= Locker (software) =

Open source software package

The Locker project was an open source software project for users to record that was called a "digital wake": the sites they visit, the purchases they make, and other activities.

==History==
A company called Singly was funding development of Locker, in the belief that third-party developers would build applications, such as recommender systems, using it.
Singly was founded by Jeremie Miller, creator of XMPP, Jason Cavnar and Simon Murtha-Smith in 2010 in San Francisco. Matt Zimmerman, former CTO of Ubuntu, joined Singly in May 2011. In 2011 Singly joined a personal data ecosystem consortium, which existed through about 2013.

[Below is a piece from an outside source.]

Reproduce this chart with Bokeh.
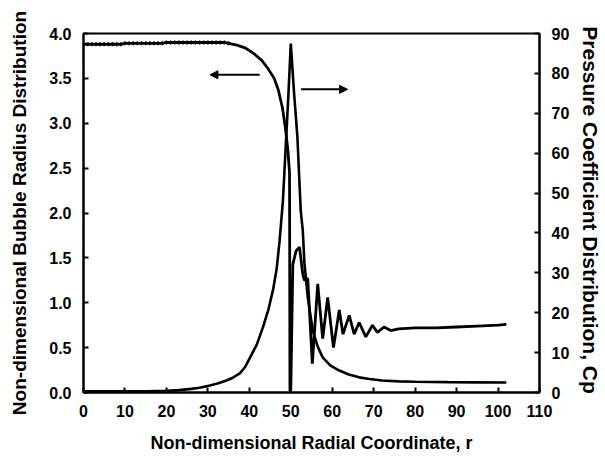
from bokeh.plotting import figure
from bokeh.models import Range1d, LinearAxis, FixedTicker, Arrow, NormalHead, PrintfTickFormatter
from bokeh.embed import file_html
from bokeh.resources import INLINE

# ---- data ----
# Bubble radius distribution (left axis)
bubble_r = [0, 1, 2, 3, 4, 5, 6, 7, 8, 9, 10, 11, 12, 13, 14, 15, 16, 17, 18, 19, 20,
            21, 22, 23, 24, 25, 26, 27, 28, 29, 30, 31, 32, 33, 34, 35,
            37, 39, 41, 43, 44.5, 46, 47, 48, 48.7, 49.3, 49.7, 49.8, 50.0, 50.5, 51.3, 52.1,
            52.9, 53.3, 54.1, 55.2, 56.5, 57.7, 58.9, 60.3, 61.7, 62.6, 64.1, 65.3, 66.5, 68.1,
            69.7, 70.9, 72.5, 74.1, 76, 80, 85, 90, 95, 100, 102]
bubble_val = [3.88, 3.88, 3.88, 3.88, 3.88, 3.88, 3.88, 3.88, 3.88, 3.88, 3.89, 3.89, 3.89, 3.89,
              3.89, 3.89, 3.89, 3.89, 3.89, 3.89, 3.9, 3.9, 3.9, 3.9, 3.9, 3.9, 3.9, 3.9, 3.9,
              3.9, 3.9, 3.9, 3.9, 3.9, 3.9, 3.89,
              3.87, 3.84, 3.78, 3.7, 3.61, 3.5, 3.37, 3.17, 2.95, 2.7, 2.45, 0.02, 0.02, 1.43, 1.58, 1.62,
              1.32, 1.25, 1.27, 0.32, 1.21, 0.6, 1.06, 0.5, 0.92, 0.65, 0.86, 0.65, 0.78, 0.62,
              0.75, 0.67, 0.73, 0.69, 0.71, 0.72, 0.72, 0.73, 0.74, 0.75, 0.76]
n_marked = 36  # dotted (marked) part of the bubble curve: r = 0 .. 35

# Pressure coefficient distribution (right axis)
cp_r = [0, 5, 10, 15, 20, 23, 26, 28, 30.5, 32.5, 34.5, 36, 37.7, 39, 40.1, 41.8, 43.3, 44.6, 45.7,
        46.6, 47.3, 48.1, 48.8, 49.4, 50.0, 50.8, 51.6, 52.4, 52.9, 53.3, 54.1, 55.3, 56.5,
        57.7, 59.5, 61.7, 64, 66.5, 69, 72, 76, 80, 88, 95, 102]
cp_val = [0.3, 0.3, 0.3, 0.3, 0.4, 0.6, 0.9, 1.2, 1.75, 2.3, 3.0, 3.7, 4.8, 6.4, 8.6, 12.0, 16.4,
          20.8, 25.6, 31.0, 38.0, 48.0, 62.0, 74.0, 87.5, 75.0, 64.0, 45.6, 40.6, 32.3, 23.9, 15.5,
          11.5, 8.8, 6.8, 5.5, 4.5, 3.8, 3.4, 3.0, 2.8, 2.7, 2.6, 2.55, 2.5]

# annotation arrows (which curve belongs to which axis)
left_arrow_r = [42.5, 30.5]
left_arrow_val = [3.54, 3.54]
right_arrow_r = [52.5, 63.7]
right_arrow_cp = [76, 76]

x_ticks = [0, 10, 20, 30, 40, 50, 60, 70, 80, 90, 100, 110]
left_ticks = [0.0, 0.5, 1.0, 1.5, 2.0, 2.5, 3.0, 3.5, 4.0]
right_ticks = [0, 10, 20, 30, 40, 50, 60, 70, 80, 90]

FONT = "Liberation Sans"

p = figure(width=605, height=473, x_range=Range1d(0, 110), y_range=Range1d(0, 4),
           output_backend="svg", toolbar_location=None,
           min_border_left=83, min_border_right=64, min_border_top=33, min_border_bottom=81)
p.extra_y_ranges = {"cp": Range1d(0, 90)}
p.grid.visible = False
p.outline_line_color = "black"
p.outline_line_width = 2
p.background_fill_color = "white"
p.border_fill_color = "white"

def style_axis(ax, standoff, label_standoff, label_size):
    ax.axis_line_color = "black"
    ax.axis_line_width = 2
    ax.major_tick_in = 5
    ax.major_tick_out = 0
    ax.major_tick_line_width = 2
    ax.minor_tick_line_color = None
    ax.major_label_text_font = FONT
    ax.major_label_text_font_style = "bold"
    ax.major_label_text_font_size = "16px"
    ax.major_label_text_color = "black"
    ax.major_label_standoff = standoff
    ax.axis_label_text_font = FONT
    ax.axis_label_text_font_style = "bold"
    ax.axis_label_text_font_size = label_size
    ax.axis_label_text_color = "black"
    ax.axis_label_standoff = label_standoff

xa = p.xaxis[0]
xa.ticker = FixedTicker(ticks=x_ticks)
xa.axis_label = "Non-dimensional Radial Coordinate, r"
style_axis(xa, 12, 13, "18px")

ya = p.yaxis[0]
ya.ticker = FixedTicker(ticks=left_ticks)
ya.formatter = PrintfTickFormatter(format="%.1f")
ya.axis_label = "Non-dimensional Bubble Radius Distribution"
style_axis(ya, 12, 16, "19px")

ra = LinearAxis(y_range_name="cp", ticker=FixedTicker(ticks=right_ticks),
                axis_label="Pressure Coefficient  Distribution, Cp")
style_axis(ra, 12, 7, "21px")
p.add_layout(ra, "right")

# curves
p.line(bubble_r, bubble_val, line_color="black", line_width=2.8)
p.scatter(bubble_r[:n_marked], bubble_val[:n_marked], marker="cross", size=4,
          line_color="black", line_width=1.5)
p.line(cp_r, cp_val, line_color="black", line_width=2.6, y_range_name="cp")

# arrows
p.add_layout(Arrow(end=NormalHead(size=8, fill_color="black", line_color="black"),
                   x_start=left_arrow_r[0], y_start=left_arrow_val[0],
                   x_end=left_arrow_r[1], y_end=left_arrow_val[1],
                   line_width=2, line_color="black"))
p.add_layout(Arrow(end=NormalHead(size=8, fill_color="black", line_color="black"),
                   x_start=right_arrow_r[0], y_start=right_arrow_cp[0],
                   x_end=right_arrow_r[1], y_end=right_arrow_cp[1],
                   line_width=2, line_color="black", y_range_name="cp"))

open("out.html", "w").write(file_html(p, INLINE))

Locker was free software under a BSD license on GitHub. It was intended that users would be able to control which parts of their locker they share with their social network and companies they interact with. Developers could write connectors to pipe data in from a website such as Flickr, or a local application such as a web browser. Alternatively, they can write Synclets, which are a more lightweight alternative to connectors. The Locker development team started writing code to use the TeleHash protocol (initially created by Miller) to distribute data directly between contacts in a peer-to-peer manner, without the need for centralized servers.

By the end of 2012, the company shifted its focus to a mobile device application integration service, with a test period announced in December. Singly was acquired by Appcelerator in August 2013 for undisclosed terms. The Locker project website was maintained through about 2015, saying still it was "under development".